SMC - 18 Optical Isolator

Topics

Basic Concepts
Optical Diode
Beam Splitting Cube
Quarter Wave Plate
Faraday Rotator

 

Basic Concept

The carrier of information in optical fibre telecommunications is laser light which is generated by separate highly stabilised laser sources. For each of the optical channels, such a source must be provided to deliver a stable wavelength. It is a well known phenomena that the stabilistaion process is severly disturbed when even very small fractions of laser light is coupled back to the source. However, along a fibre optical transmission line many reflecting surfaces, like conectors or other optical omponents exist. Therefore, it is a must to protect the laser sources against back reflected light. This is done by so-called optical isolators. The most commonly used isolator is still a combination of a Faraday rotator operated between two polarisers based on the magneto-optical effect.


Experimental Set-up

The concept of using optical diodes formed by a polarising beamsplitter and a quarter wave plate will be treated within the theoretical part of this experiment, since it is not applied to such an extent as the magneto optical isolators.

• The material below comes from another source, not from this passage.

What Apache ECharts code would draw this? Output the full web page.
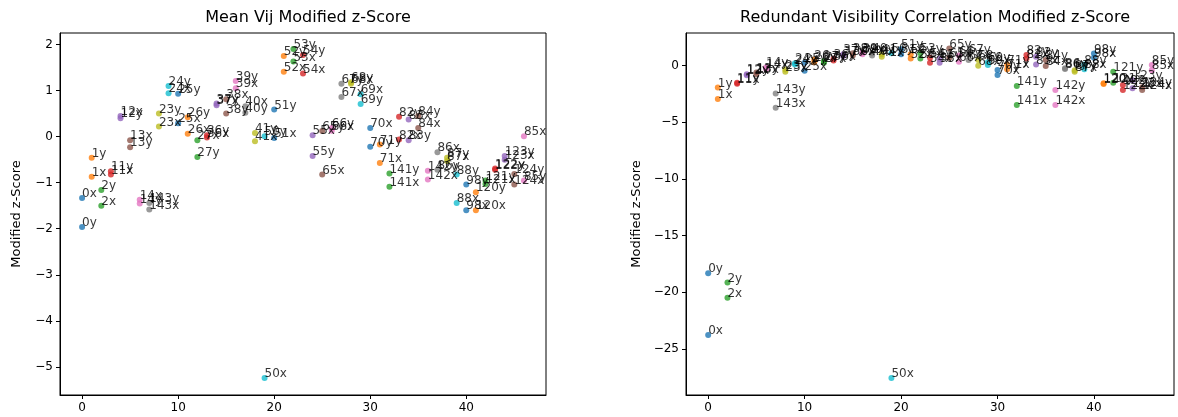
<!DOCTYPE html>
<html>
<head>
<meta charset="utf-8">
<title>Modified z-Score</title>
<script src="https://cdn.jsdelivr.net/npm/echarts@6/dist/echarts.min.js"></script>
<style>
  html, body { margin: 0; padding: 0; background: #ffffff; }
  #container { width: 1178px; height: 417px; }
</style>
</head>
<body>
<div id="container"></div>
<script>
// antenna numbers, in the order they are plotted (array index = x position)
const antennas = [0, 1, 2, 11, 12, 13, 14, 143, 23, 24, 25, 26, 27, 36, 37, 38, 39, 40, 41,
  50, 51, 52, 53, 54, 55, 65, 66, 67, 68, 69, 70, 71, 141, 82, 83, 84, 142, 86, 87, 88,
  98, 120, 121, 122, 123, 124, 85]

// Mean Vij modified z-score, x and y polarisation
const meanVijX = [-1.33, -0.87, -1.50, -0.82, 0.45, -0.08, -1.37, -1.58, 0.22, 0.94, 0.29, 0.06, -0.08,
  -0.02, 0.68, 0.81, 1.05, 0.66, -0.10, -5.24, -0.03, 1.41, 1.63, 1.37, 0.03, -0.82, 0.13,
  0.86, 1.15, 0.92, 0.19, -0.57, -1.09, -0.06, 0.37, 0.19, -0.93, -0.34, -0.53, -1.44,
  -1.60, -1.60, -1.03, -0.72, -0.50, -1.04, 0.01]
const meanVijY = [-1.96, -0.46, -1.16, -0.75, 0.40, -0.23, -1.45, -1.44, 0.50, 1.10, 0.93, 0.42, -0.44,
  0.03, 0.72, 0.50, 1.21, 0.52, 0.08, 0.01, 0.59, 1.75, 1.90, 1.77, -0.42, 0.12, 0.19,
  1.15, 1.18, 0.71, -0.22, -0.17, -0.80, 0.43, -0.08, 0.45, -0.74, -0.72, -0.46, -0.82,
  -1.04, -1.21, -0.95, -0.69, -0.42, -0.81, -0.95]

// redundant visibility correlation modified z-score, x and y polarisation
const rvcX = [-23.78, -2.95, -20.48, -1.60, -0.85, -0.75, -0.30, -3.71, -0.55, 0.10, -0.45, 0.30, 0.26,
  0.45, 0.85, 0.90, 1.00, 0.90, 0.79, -27.57, 1.00, 0.64, 0.64, 0.26, 0.26, 0.70, 0.35,
  0.50, 0.00, 0.05, -0.83, -0.33, -3.48, 0.64, 0.11, -0.04, -3.48, -0.30, -0.53, -0.33,
  0.70, -1.62, -1.51, -2.15, -2.00, -2.15, -0.40]
const rvcY = [-18.33, -1.92, -19.13, -1.50, -0.75, -0.60, -0.15, -2.45, -0.35, 0.20, 0.25, 0.55, 0.40,
  0.60, 1.00, 1.10, 1.15, 1.10, 1.00, 1.10, 1.45, 1.00, 1.10, 0.70, 0.60, 1.52, 0.90,
  1.00, 0.50, 0.30, -0.39, 0.10, -1.80, 0.94, 0.79, 0.49, -2.15, -0.24, -0.40, 0.10,
  1.08, -1.55, -0.53, -1.71, -1.30, -1.90, 0.05]

const xTicks = [0, 10, 20, 30, 40]
const meanVijTicks = [-5, -4, -3, -2, -1, 0, 1, 2]
const rvcTicks = [-25, -20, -15, -10, -5, 0]

// matplotlib default colour cycle, one colour per antenna
const tab10 = ['#1f77b4', '#ff7f0e', '#2ca02c', '#d62728', '#9467bd',
  '#8c564b', '#e377c2', '#7f7f7f', '#bcbd22', '#17becf']

const font = 'DejaVu Sans'

function buildPoints (xs, ys) {
  const pts = []
  antennas.forEach((ant, i) => {
    const color = tab10[i % 10]
    pts.push({ name: ant + 'x', value: [i, xs[i]], itemStyle: { color: color } })
    pts.push({ name: ant + 'y', value: [i, ys[i]], itemStyle: { color: color } })
  })
  return pts
}

function minusSign (v) {
  return String(v).replace('-', '\u2212')
}

function xAxisOf (gridIndex) {
  return {
    gridIndex: gridIndex,
    type: 'value',
    min: -2.3,
    max: 48.3,
    splitLine: { show: false },
    axisLine: { onZero: false, lineStyle: { color: '#000', width: 1 } },
    axisTick: { customValues: xTicks, length: 4, lineStyle: { color: '#000' } },
    axisLabel: { customValues: xTicks, color: '#000', fontFamily: font, fontSize: 12, margin: 7, formatter: minusSign }
  }
}

function yAxisOf (gridIndex, min, max, ticks, gap) {
  return {
    gridIndex: gridIndex,
    type: 'value',
    min: min,
    max: max,
    name: 'Modified z-Score',
    nameLocation: 'middle',
    nameRotate: 90,
    nameGap: gap,
    nameTextStyle: { color: '#000', fontFamily: font, fontSize: 13 },
    splitLine: { show: false },
    axisLine: { onZero: false, lineStyle: { color: '#000', width: 1 } },
    axisTick: { customValues: ticks, length: 4, lineStyle: { color: '#000' } },
    axisLabel: { customValues: ticks, color: '#000', fontFamily: font, fontSize: 12, margin: 7, formatter: minusSign }
  }
}

function seriesOf (index, points) {
  return {
    type: 'scatter',
    xAxisIndex: index,
    yAxisIndex: index,
    symbol: 'circle',
    symbolSize: 6,
    data: points,
    label: {
      show: true,
      formatter: '{b}',
      position: [3, 5],
      align: 'left',
      verticalAlign: 'bottom',
      color: '#000',
      fontFamily: font,
      fontSize: 12
    },
    emphasis: { disabled: true }
  }
}

const option = {
  animation: false,
  backgroundColor: '#ffffff',
  title: [
    {
      text: 'Mean Vij Modified z-Score',
      left: 303,
      top: 5,
      textAlign: 'center',
      textStyle: { color: '#000', fontFamily: font, fontSize: 16, fontWeight: 'normal' }
    },
    {
      text: 'Redundant Visibility Correlation Modified z-Score',
      left: 930,
      top: 5,
      textAlign: 'center',
      textStyle: { color: '#000', fontFamily: font, fontSize: 16, fontWeight: 'normal' }
    }
  ],
  grid: [
    { left: 60, width: 486, top: 33, height: 362, show: true, borderColor: '#000', borderWidth: 1 },
    { left: 686, width: 488, top: 33, height: 362, show: true, borderColor: '#000', borderWidth: 1 }
  ],
  xAxis: [xAxisOf(0), xAxisOf(1)],
  yAxis: [
    yAxisOf(0, -5.61, 2.25, meanVijTicks, 37),
    yAxisOf(1, -29.07, 2.88, rvcTicks, 43)
  ],
  series: [
    seriesOf(0, buildPoints(meanVijX, meanVijY)),
    seriesOf(1, buildPoints(rvcX, rvcY))
  ]
}

const myChart = echarts.init(document.getElementById('container'))
myChart.setOption(option)
</script>
</body>
</html>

Therfore, this experiment focuses on optical isolators with their operation wavelengths in the 1.30-1.55 um range used widely in optical fiber communication. The basic of operation, its structures, mechanisms, and applications will be demonstrated. To understand this extremely important issue for optical data transmission the set-up provides a free space Farady isolator in conjunction with a 1.5 µm diode laser.
The light of the laser diode leaves the fibre telescope (FT-1) almost parallel. The polariser, as well as the Farady rotator, are mounted in rotaional holders with a 360° scale. The light which passes the optical isolator is collimated by the fibre telescope (FT-2). The task of the experiment is to find the best settings for maximum suppression and transmission. Especially for low intensities, it is recommended to modulate the diode laser and monitor the AC signal using an oscilloscope.